Wednesday, June 25, 2008

I have already broken my promise...

Not too long ago, I decided it was time to post more often here. Maybe I'd post some random thoughts about something new I was know, self-indulgent stuff.

But I've broken my promise.

It's been a couple weeks since our editor told us to expect layoffs in the newsroom. In fact, it was the week after IRE. A lot of numbers have floated around, but it's safe to say we're talking significant layoffs from a newsroom of 300 or so reporters and editors.

It's real tough to stay motivated about journalism when the ax is falling all around you. Mr. Hartnett up in swanky Palm Beach Co. has a picture that illustrates things perfectly.

I realize THIS is the time we have to stay motivated. This is when we have to innovate, kick ass and take names. But it's almost like you need that period to catch your breath, to take account of what's happening and what's going to happen.

Monday, June 23, 2008

I need a new shrine...or offering...human sacrifice, maybe?

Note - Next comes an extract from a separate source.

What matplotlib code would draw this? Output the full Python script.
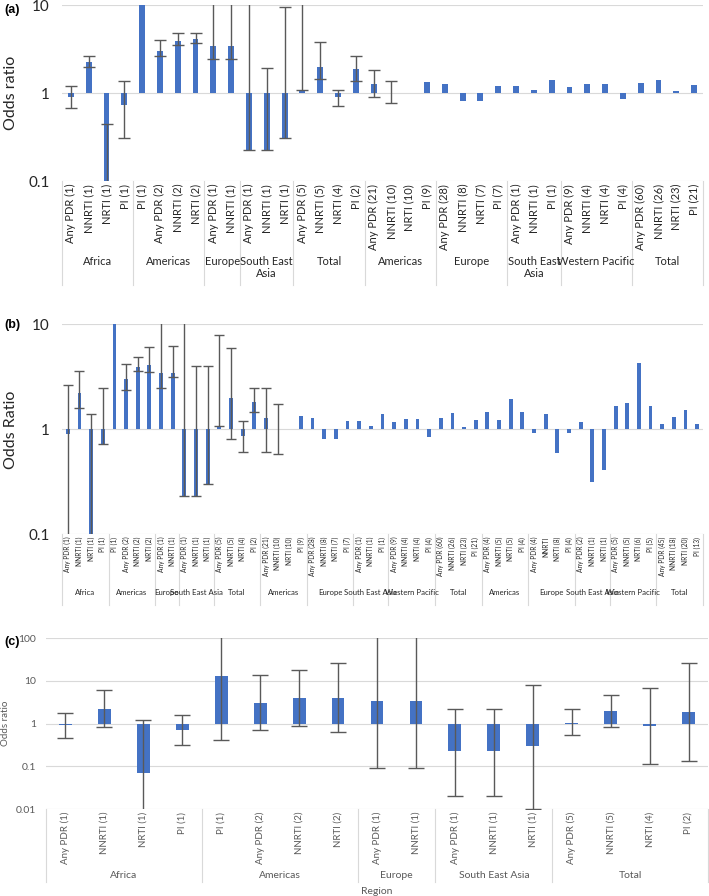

For those who don't know, our friends down south at the Miami Herald had an idea to save their jobs: Make offerings to the Santeria chicken brought in by some priest. Or that's how I understand the story.

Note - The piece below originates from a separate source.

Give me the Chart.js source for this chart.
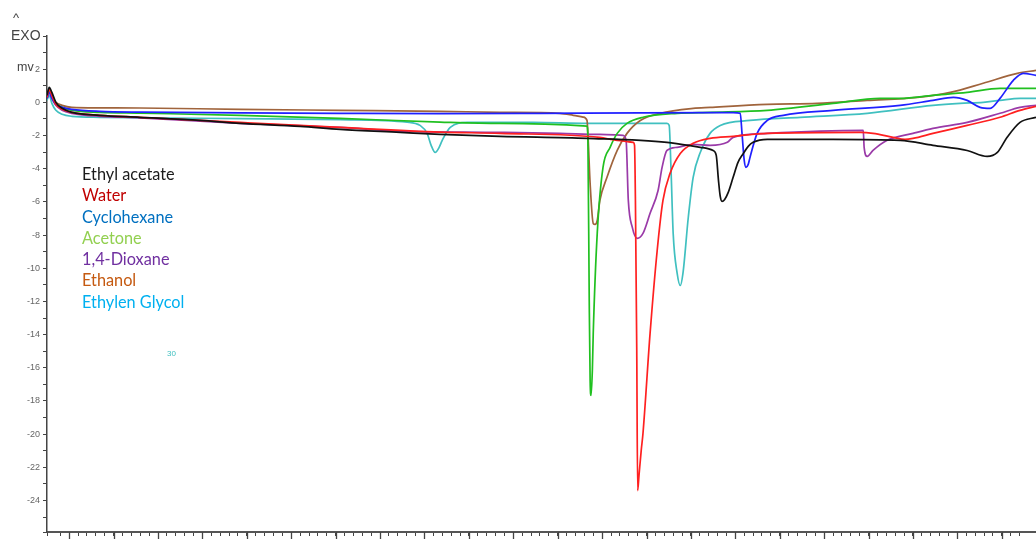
<!DOCTYPE html>
<html><head><meta charset="utf-8">
<script src="https://cdn.jsdelivr.net/npm/chart.js@4.4.1/dist/chart.umd.min.js"></script>
<style>
html,body{margin:0;padding:0;background:#fff;overflow:hidden}
#wrap{position:relative;width:1036px;height:540px}
canvas{position:absolute;left:0;top:0}
.t{position:absolute;white-space:nowrap;font-family:'Liberation Sans',Arial,sans-serif;color:#444}
#legend{position:absolute;left:82px;top:163px;font-family:Lato,'Open Sans',sans-serif;font-size:16.3px;line-height:21.3px;white-space:nowrap}
</style></head><body>
<div id="wrap"><canvas id="c" width="1036" height="540"></canvas>
<div class="t" style="left:13px;top:10px;font-size:13px">^</div>
<div class="t" style="left:11px;top:27px;font-size:14px">EXO</div>
<div class="t" style="left:17px;top:60px;font-size:12.5px">mv</div>
<div class="t" style="left:167px;top:349px;font-size:8px;color:#40c0c0">30</div>
<div id="legend"></div>
</div>
<script>
// Series names and legend colours
const seriesNames = ['Ethyl acetate','Water','Cyclohexane','Acetone','1,4-Dioxane','Ethanol','Ethylen Glycol'];
const legendColors = ['#1a1a1a','#c00000','#0070c0','#92d050','#7030a0','#c55a11','#00b0f0'];
const lineColors = ['#111111','#ff2020','#2020ff','#20c020','#9a3aa8','#a0643c','#40c0c0'];

// Ethyl acetate
const ethylAcetateT = [25.0,25.5,26.1,27.0,28.4,30.6,36.9,45.9,59.5,68.5,82.0,91.0,104.5,113.5,127.0,146.6,164.6,172.1,175.0,175.7,176.2,176.6,177.0,177.6,178.4,179.5,180.6,181.8,182.9,184.0,187.2,202.0,217.1,224.5,232.2,236.7,239.0,241.2,244.1,247.7];
const ethylAcetateMv = [0.42,0.90,0.60,0,-0.36,-0.60,-0.78,-0.90,-1.09,-1.27,-1.45,-1.63,-1.81,-1.93,-2.05,-2.17,-2.41,-2.71,-2.90,-3.20,-4.70,-5.67,-5.97,-5.85,-5.43,-4.52,-3.62,-3.08,-2.65,-2.41,-2.23,-2.23,-2.29,-2.59,-2.90,-3.26,-3.02,-2.11,-1.21,-0.90];
// Water
const waterT = [25.0,25.5,26.1,27.0,28.4,30.6,36.9,45.9,68.5,91.0,113.5,127.0,149.5,153.4,157.0,157.3,157.5,157.8,158.0,158.3,158.8,159.2,160.8,162.4,163.7,165.3,167.6,170.5,174.3,179.5,187.2,208.1,211.0,215.5,218.2,220.0,224.5,232.2,239.6,244.1,247.7];
const waterMv = [0.30,0.78,0.42,-0.12,-0.42,-0.60,-0.78,-0.90,-1.21,-1.51,-1.79,-1.87,-2.11,-2.29,-2.41,-2.59,-5.91,-14.96,-23.40,-22.50,-20.99,-19.96,-13.93,-8.93,-5.91,-4.28,-3.08,-2.47,-2.17,-2.05,-1.87,-1.81,-1.87,-2.11,-2.23,-2.17,-1.87,-1.39,-0.90,-0.48,-0.24];
// Cyclohexane
const cyclohexaneT = [25.0,25.5,26.1,27.0,28.4,30.6,36.9,45.9,68.5,91.0,113.5,136.0,158.6,179.5,181.1,181.5,182.0,182.4,182.9,183.3,184.9,187.2,190.8,202.0,217.1,224.5,229.1,232.2,235.1,237.4,239.6,242.6,244.8,247.7];
const cyclohexaneMv = [0.24,0.60,0.24,-0.12,-0.30,-0.42,-0.54,-0.59,-0.63,-0.66,-0.68,-0.66,-0.63,-0.62,-0.66,-1.87,-3.50,-3.92,-3.74,-3.32,-1.87,-1.09,-0.78,-0.48,-0.18,0.12,0.30,0.12,-0.30,-0.36,0.24,1.33,1.75,1.63];
// Acetone
const acetoneT = [25.0,25.5,26.1,27.0,28.4,30.6,36.9,45.9,68.5,91.0,113.5,127.0,146.6,146.8,147.1,147.3,147.5,147.8,148.0,148.9,150.2,151.8,153.4,155.6,159.2,166.9,174.3,187.2,202.0,212.6,217.1,224.5,232.2,239.6,247.7];
const acetoneMv = [0.42,0.78,0.42,-0.06,-0.30,-0.48,-0.60,-0.65,-0.78,-0.97,-1.19,-1.27,-1.43,-2.29,-11.94,-16.77,-17.67,-16.16,-13.93,-7.90,-3.92,-2.71,-1.87,-1.27,-0.90,-0.66,-0.60,-0.48,-0.06,0.24,0.24,0.42,0.60,0.84,0.84];
// 1,4-Dioxane
const dioxaneT = [25.0,25.5,26.1,27.0,28.4,30.6,36.9,45.9,68.5,91.0,104.5,127.0,140.5,149.5,154.7,155.4,155.9,156.8,157.9,159.2,160.8,162.6,163.5,164.6,166.9,170.5,174.3,178.2,179.5,187.2,208.8,209.0,209.7,211.0,214.2,220.0,224.5,232.2,239.6,244.1,247.7];
const dioxaneMv = [0.24,0.60,0.24,-0.18,-0.48,-0.66,-0.84,-0.93,-1.27,-1.51,-1.73,-1.81,-1.87,-1.93,-1.99,-2.29,-5.91,-7.54,-8.20,-7.90,-6.69,-5.31,-3.92,-2.90,-2.71,-2.53,-2.59,-2.41,-2.11,-1.87,-1.69,-2.71,-3.26,-2.90,-2.29,-1.87,-1.57,-1.21,-0.66,-0.30,-0.18];
// Ethanol
const ethanolT = [25.0,25.5,26.1,27.0,28.4,30.6,36.9,45.9,68.5,91.0,113.5,127.0,140.5,143.5,145.7,146.6,146.8,147.3,148.0,148.4,148.9,149.5,151.1,153.4,155.6,158.6,163.1,170.5,174.3,187.2,198.4,209.7,221.0,228.4,235.8,243.5,247.7];
const ethanolMv = [0.36,0.72,0.36,0,-0.18,-0.30,-0.33,-0.34,-0.42,-0.48,-0.54,-0.60,-0.66,-0.78,-0.89,-1.09,-1.87,-4.89,-7.30,-7.36,-7.12,-5.91,-4.52,-2.90,-1.87,-1.09,-0.66,-0.36,-0.30,-0.12,-0.06,0.12,0.30,0.60,1.15,1.75,1.93];
// Ethylen Glycol
const glycolT = [25.0,25.5,26.1,27.0,28.4,30.6,36.9,45.9,68.5,91.0,106.1,109.0,110.6,111.5,112.4,113.3,114.0,115.8,119.6,134.5,146.6,164.6,165.1,165.5,166.0,166.9,167.6,168.2,169.4,170.5,172.1,174.3,176.6,183.3,194.6,209.7,224.5,230.6,235.8,239.6,244.1,247.7];
const glycolMv = [0.12,0.42,-0.06,-0.48,-0.72,-0.84,-0.90,-0.93,-0.98,-1.04,-1.19,-1.39,-1.87,-2.59,-3.02,-2.71,-2.29,-1.51,-1.21,-1.21,-1.27,-1.27,-1.39,-3.92,-7.90,-10.31,-11.04,-10.31,-6.94,-4.52,-3.02,-1.87,-1.39,-1.09,-0.90,-0.66,-0.18,-0.06,0,0.12,0.24,0.24];

// Axis settings
const xMin = 25, xMax = 247.7, xMinorStep = 2, xMajorStep = 10;
const yMin = -25.9, yMax = 4, yLabelMin = -24, yLabelMax = 2;

const allT = [ethylAcetateT, waterT, cyclohexaneT, acetoneT, dioxaneT, ethanolT, glycolT];
const allMv = [ethylAcetateMv, waterMv, cyclohexaneMv, acetoneMv, dioxaneMv, ethanolMv, glycolMv];

document.getElementById('legend').innerHTML = seriesNames.map((n,i)=>'<div style="color:'+legendColors[i]+'">'+n+'</div>').join('');

const datasets = seriesNames.map((n,i)=>({
  label: n,
  data: allT[i].map((t,j)=>({x:t, y:allMv[i][j]})),
  borderColor: lineColors[i],
  borderWidth: 1.7,
  pointRadius: 0,
  fill: false,
  cubicInterpolationMode: 'monotone'
}));

const majorTicks = {
  id: 'majorTicks',
  afterDraw(chart){
    const s = chart.scales.x, ctx = chart.ctx;
    ctx.save(); ctx.strokeStyle = '#444'; ctx.lineWidth = 1.3;
    for (let v = Math.ceil(xMin/xMajorStep)*xMajorStep; v <= xMax; v += xMajorStep){
      const p = Math.round(s.getPixelForValue(v)) + 0.5;
      ctx.beginPath(); ctx.moveTo(p, s.top); ctx.lineTo(p, s.top + 7); ctx.stroke();
    }
    ctx.restore();
  }
};

new Chart(document.getElementById('c'), {
  type: 'line',
  data: { datasets },
  plugins: [majorTicks],
  options: {
    responsive: false,
    animation: false,
    layout: { padding: { top: 36, right: 0, bottom: 0, left: 0 } },
    plugins: { legend: { display: false }, tooltip: { enabled: false } },
    scales: {
      x: {
        type: 'linear', min: xMin, max: xMax,
        ticks: { display: false, stepSize: xMinorStep, autoSkip: false },
        grid: { drawOnChartArea: false, drawTicks: true, tickLength: 4, tickColor: '#444', tickWidth: 1 },
        border: { color: '#555', width: 2 },
        afterFit(s){ s.height = 8; s.paddingLeft = 0; s.paddingRight = 0; }
      },
      y: {
        type: 'linear', min: yMin, max: yMax,
        ticks: {
          stepSize: 1, autoSkip: false, padding: 3,
          color: '#666', font: { family: "'Liberation Sans', Arial, sans-serif", size: 9 },
          callback(v){
            const r = Math.round(v);
            if (Math.abs(v - r) > 1e-6) return '';
            if (r % 2 !== 0 || r < yLabelMin || r > yLabelMax) return '';
            return String(r);
          }
        },
        grid: { drawOnChartArea: false, drawTicks: true, tickLength: 4, tickColor: '#444', tickWidth: 1 },
        border: { color: '#444', width: 1.5 },
        afterFit(s){ s.width = 47; s.paddingTop = 0; s.paddingBottom = 0; }
      }
    }
  }
});
</script>
</body></html>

So I made a little electronic shrine to the chicken over at a site I set up for just this reason.

But either the chicken didn't like being mocked, or the Santeria chicken didn't work, bringing to mind scenes from the movie Major League:

Pedro Cerrano: Bats, they are sick. I cannot hit curveball. Straightball I hit it very much. Curveball, bats are afraid. I ask Jobu to come, take fear from bats. I offer him cigar, rum. He will come.
Eddie Harris: You know you might think about taking Jesus Christ as your savior instead of fooling around with all this stuff.
Roger Dorn: Shit, Harris.
Pedro Cerrano: Jesus, I like him very much, but he no help with curveball.
Eddie Harris: You trying to say Jesus Christ can't hit a curveball?

Anyone have an idea of a new shrine to make offerings? Human sacrifice? It's all in the name of not being canned. Judging from this article, we could use all the help we can get.